RSPO P&C 2018 NATIONAL INTERPRETATION (NI) process in Cameroon terms of reference for recruitment of an independent facilitator.

Driven by the ever-increasing global demand for edible oils especially palm oil, the past few decades have seen a rapid expansion of the production of palm oil in the tropics including Cameroon. Palm oil is one of the commodities envisaged to leverage Cameroon’s economic ambition of becoming an emerging economy by 2035. With annual production estimated at about 300,000 tons, the Government’s ambition is to increase production by 450,000 tons by 2020 in an effort to offset its current annual structural deficit estimated at 130,000 tons and to become a net palm oil exporter.

The development of the palm oil sector in Cameroon remains largely regulated within the confines of the national laws and in the absence or weak application of any sustainability standard. The absence of a sustainability standard may impact the country’s ambition considering the increasing global pressure to ensure that palm oil production is sustainable i.e. meets social, environmental and economic standards of sustainable development. In 2013, Cameroon embarked on elaborating a national sustainable palm oil strategy but this strategy finalized as far back as December 2014 and updated in May 2016 is still pending official endorsement from Government. At the same time, the Government has signed onto initiatives like the African Palm Oil Initiative with the development of National Guiding Principles. While these initiatives aimed at enriching the policy landscape, there is a need to move beyond policies creating the enabling environment to standards that puts Cameroon’s palm oils sector at the global platform of sustainability. This is also motivated as the country’s major palm oil producing companies i.e. SOCAPALM and SAFACAM are gearing towards becoming RSPO certified between 2020 and 2021.

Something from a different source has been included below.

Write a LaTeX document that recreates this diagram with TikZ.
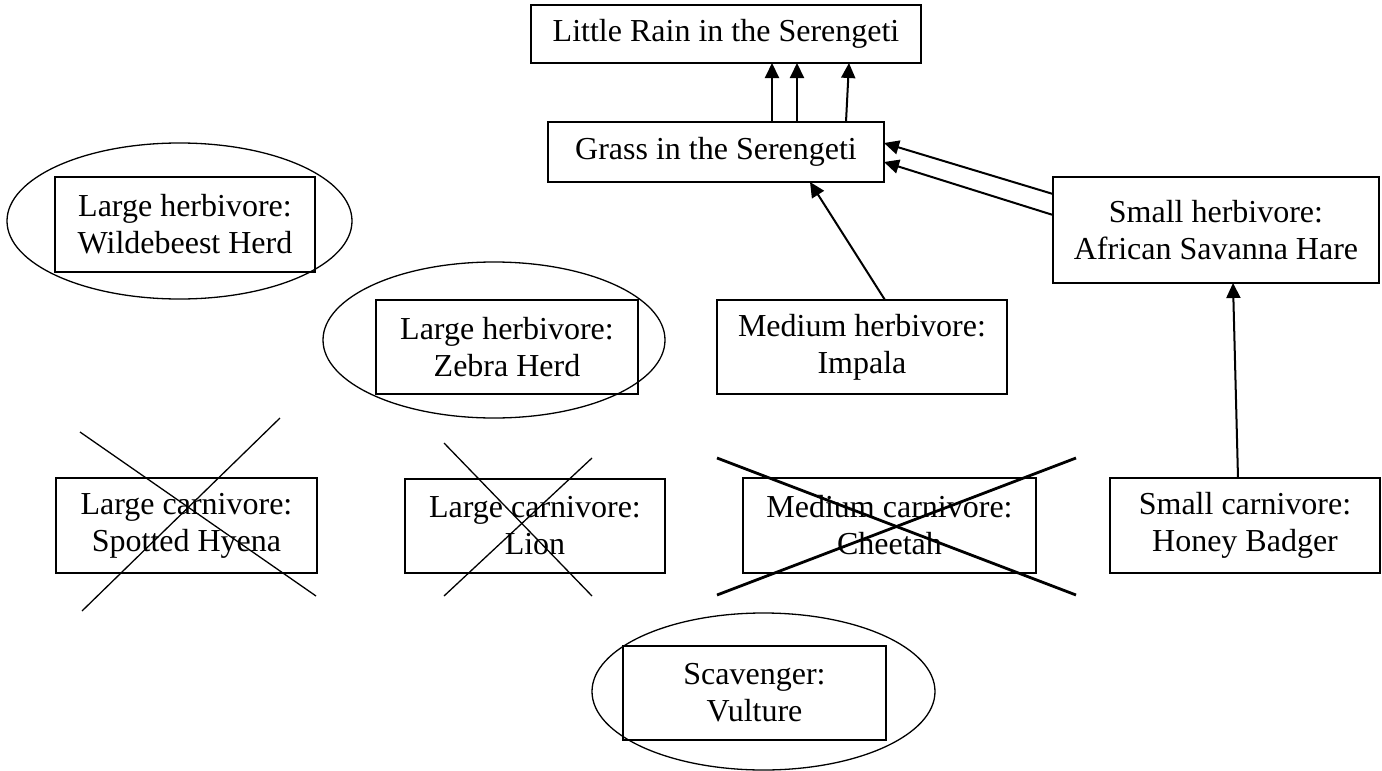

The Roundtable on Sustainable Palm Oil (RSPO) was set up in 2004 as a global, multi-stakeholder initiative on certified sustainable oil palm products thus becoming the first industry-wide acceptable standard. Its membership is quite wide including plantation companies, manufacturers and retailers, environmental and social NGOs, and from many countries that produce or use oil palm products and aimed “to promote the growth and use of sustainable palm oil through cooperation within the supply chain and open dialogue between its stakeholders”.

The first set of Principles & Criteria, Indicators and Guidance (RSPO P&C 2007) have been applied since November 2007. These had been subject to trial implementation from November 2005 to November 2007 and, in a number of countries, to a subsequent process of National Interpretation (NI). After five years of application by RSPO members, RSPO P&C 2007 were reviewed in 2012–2013, leading to the RSPO P&C 2013, which were reviewed and new RSPO P&C adopted in 2018.

While these principles and criteria are generic, RSPO allows countries to contextualize these through a process it refers to as National Interpretation. Considering that countries differ in their laws, policies regulations and practices for the same criteria, such as minimum wages for workers for example, cultural, and other differences, the RSPO Principles & Criteria (P&C) are further adapted for use by each country through National Interpretations (NI). In Africa, all major palm oil producing countries including Gabon have gone through the National Interpretation. Gabon has even homologated the RSPO as a national norm in 2019 through its National Norms and Standards Agency (AGANOR). Through its engagement in TFA2020APOI, Cameroon also expressed the need of RSPO P&C 2018 national interpretation in the APOI national action plan.

The NI process therefore will provide an opportunity for Cameroon and especially its major palm oil producing companies like SOCAPALM and SAFACAM and the state owned companies i.e. CDC and PAMOL to begin mainstreaming sustainability practices into their operations.

In September 2019 in a meeting in Douala, different stakeholders drawn from the palm oil value chain in Cameroon agreed to initiate the RSPO National Interpretation process. The RSPO NI process will provide the opportunity for Cameroon to translate the RSPO 2018 generic principles and indicators into its local context considering its laws, policies and practices. This process shall no doubt provide an opportunity for Cameroon to have its first certified sustainable palm oil (CSPO) into the market by 2021 with SOCAPALM and SAFACAM engaged in the process.

Following the Douala kick-off meeting and letter to request approval to initiate the RSPO NI process in Cameroon, the RSPO General Secretariat approved Cameroon’s request to commence the NI Process. WWF Cameroon and the SOCFIN Group through its subsidiaries in Cameroon will lead the process, as well as the different RSPO partners with actions in Cameroon like ZSL, Proforest and Rainforest Alliance.

With the approval to commence the RSPO NI process in Cameroon, it is therefore urgent to get an independent facilitator that will lead the roll out of the NI process in Cameroon.

Objective

Facilitate the RSPO NI development process for Cameroon and to ensure that it is in line with RSPO participation, process and content requirements as outlined in section 9 of the RSPO Standard Operating Procedure (SOP) for Standard Setting (2017), in close collaboration with WWF Cameroon.